Cependant, la question de l’adhésion de la Turquie à l’UE fait face à de nombreuses entraves. Outre les inquiétudes européennes au sujet du recul de la démocratie, des droits de l’homme et de l’indépendance du pouvoir judiciaire, ainsi que de l’orientation autoritaire d’Erdogan, l’identité islamique de la Turquie, bien que ce soit un pays laïc, n’est pas du goût de tout le monde en Europe. Le chemin est donc encore long.

— Depuis le début de la guerre en Ukraine, la Turquie tente de jouer un rôle et fait face à un difficile jeu d’équilibriste. Comment ?

— On doit noter que la Turquie entretient de bonnes relations avec l’Ukraine et la Russie. Elle s’est opposée à la guerre et a déclaré son soutien à l’intégrité territoriale de l’Ukraine. Cependant, elle a préféré jouer un rôle de médiateur, afin de préserver ses intérêts avec les deux pays et de préserver un équilibre stratégique en mer Noire. Dans ce contexte, elle a réussi, avec la participation des Nations- Unies, à parvenir à un accord céréalier, qui a permis l’exportation de céréales ukrainiennes, mais malheureusement, cet accord est arrivé à sa fin. Elle a également joué un rôle dans l’accord d’échange de prisonniers. Avec tout cela, la Turquie reste un médiateur potentiel qui pourrait réussir à jouer un rôle positif dans la recherche d’un règlement entre les deux pays.

— Mais la crise de la libération des soldats ukrainiens détenus en Turquie ouvre la porte à des tensions avec la Russie …

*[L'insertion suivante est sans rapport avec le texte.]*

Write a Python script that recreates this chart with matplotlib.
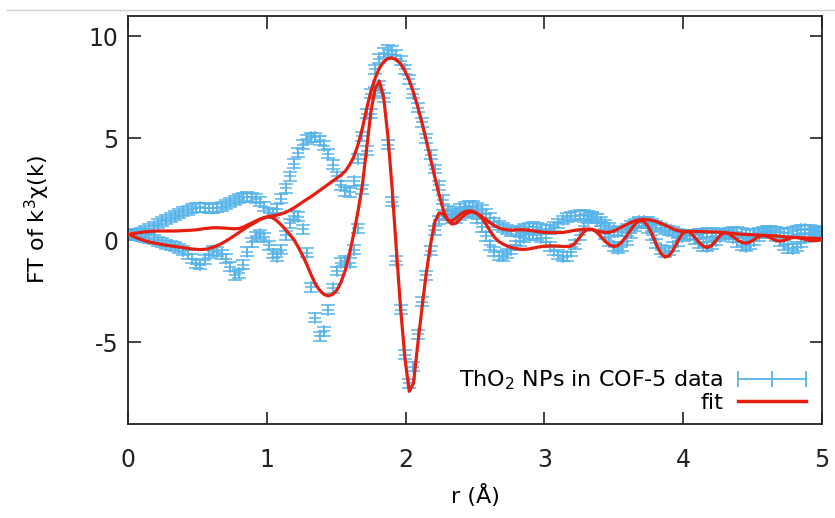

— Il est vrai que le Kremlin a accusé Ankara et Kiev d’avoir violé les termes de l’accord d’échange de prisonniers, mais des efforts turcs sont en cours pour recevoir le président russe Poutine à Istanbul en août, et il est probable que les pourparlers entre les deux présidents traitent la crise de la libération des cinq dirigeants ukrainiens. Il y a aussi des chances de renouveler l’accord céréalier qui a récemment pris fin et que Moscou refuse de renouveler à moins que l’Union européenne ne réponde à ses exigences, pour faciliter l’accès de ses exportations de denrées alimentaires et d’engrais aux marchés mondiaux.